US man charged with stealing 130 million payment card details
In what security experts are calling 'the largest ever identity theft case in modern history', a US man has been charged with stealing data relating to 130 million payment cards.
The 28-year-old man - Mr Albert Gonzales - is alleged to have worked with two as yet unnamed Russian colleagues, in gaining unauthorised access to a variety of retailer's IT systems, including those operated by 7-Eleven, Hannaford Brothers and Heartland Payment Systems.
If convicted, Mr Gonzales could face up to 20 years for wire fraud and a further five years for conspiracy. Reports also suggest he would have to pay a fine of $500 000 for the two main charges against him.
According to the indictment, the trio researched the credit and debit card systems used by their victims, attacked their networks and sent the data to computer servers they operated in California, Illinois, Latvia, the Netherlands and the Ukraine.

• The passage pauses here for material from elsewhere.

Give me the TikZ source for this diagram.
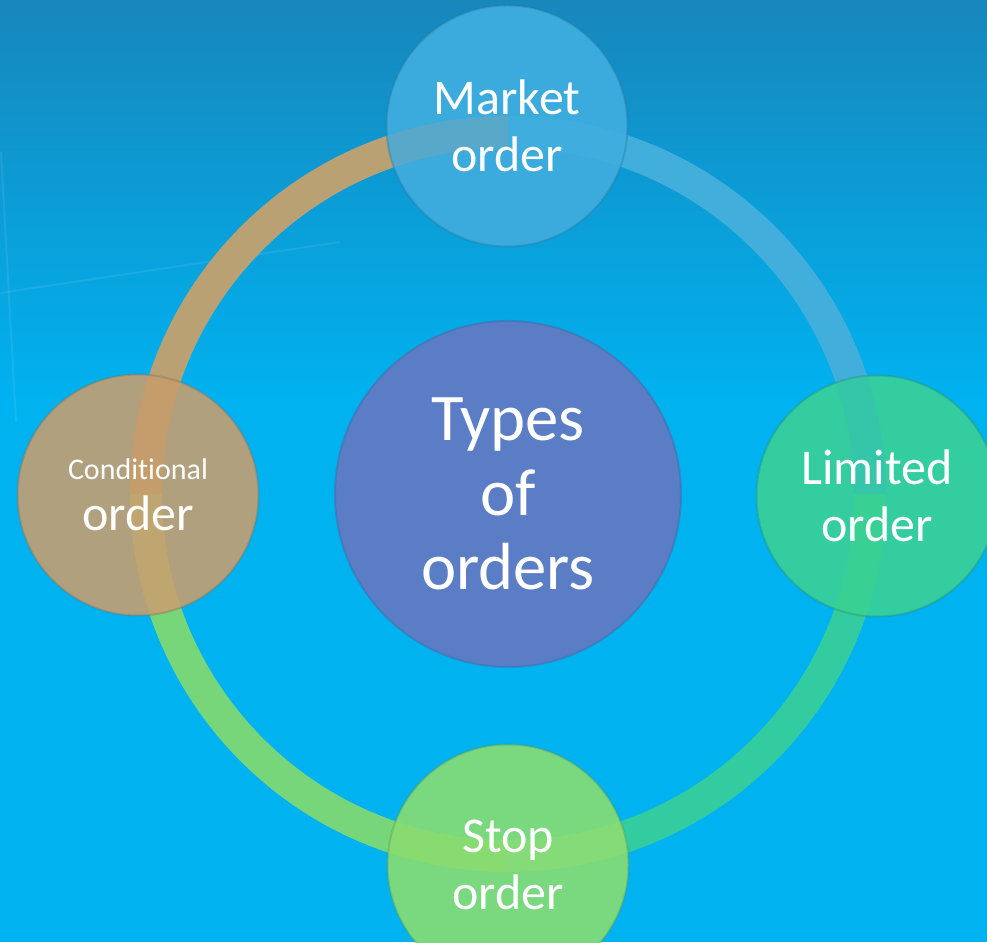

Mr Gonzalez is already in jail in connection with the alleged hacking of the computer systems of a national restaurant chain and eight major retailers, including TJ Maxx.
Commenting on the case, Graham Cluley, a senior technology consultant with Sophos, the IT security software vendor, told Infosecurity that the charges against Mr Gonzales relate to a great many database incursions and card data hacks.
"It's not just about SQL attacks, as has been reported in some quarters. It also involved wireless network sniffing and a variety of other hacker methodologies," he said.
"More than anything, the case underlines the fact that you need to harden your company's IT resources against all forms of attack, and not just one or two," he added.
According to Cluley, IT managers need to do a "bunch of stuff" to secure their systems.
"You need to ensure that as few of your systems as possible are public-facing and protected from internal threats. You also need to only allow those employees that need access to the data, to actually have access."
"IT managers must also look at encrypting company data, whether it is on the move, or whether it is at rest."
Other issues such as controlling the use of portable data devices - USB sticks especially - also need to be addressed, he said.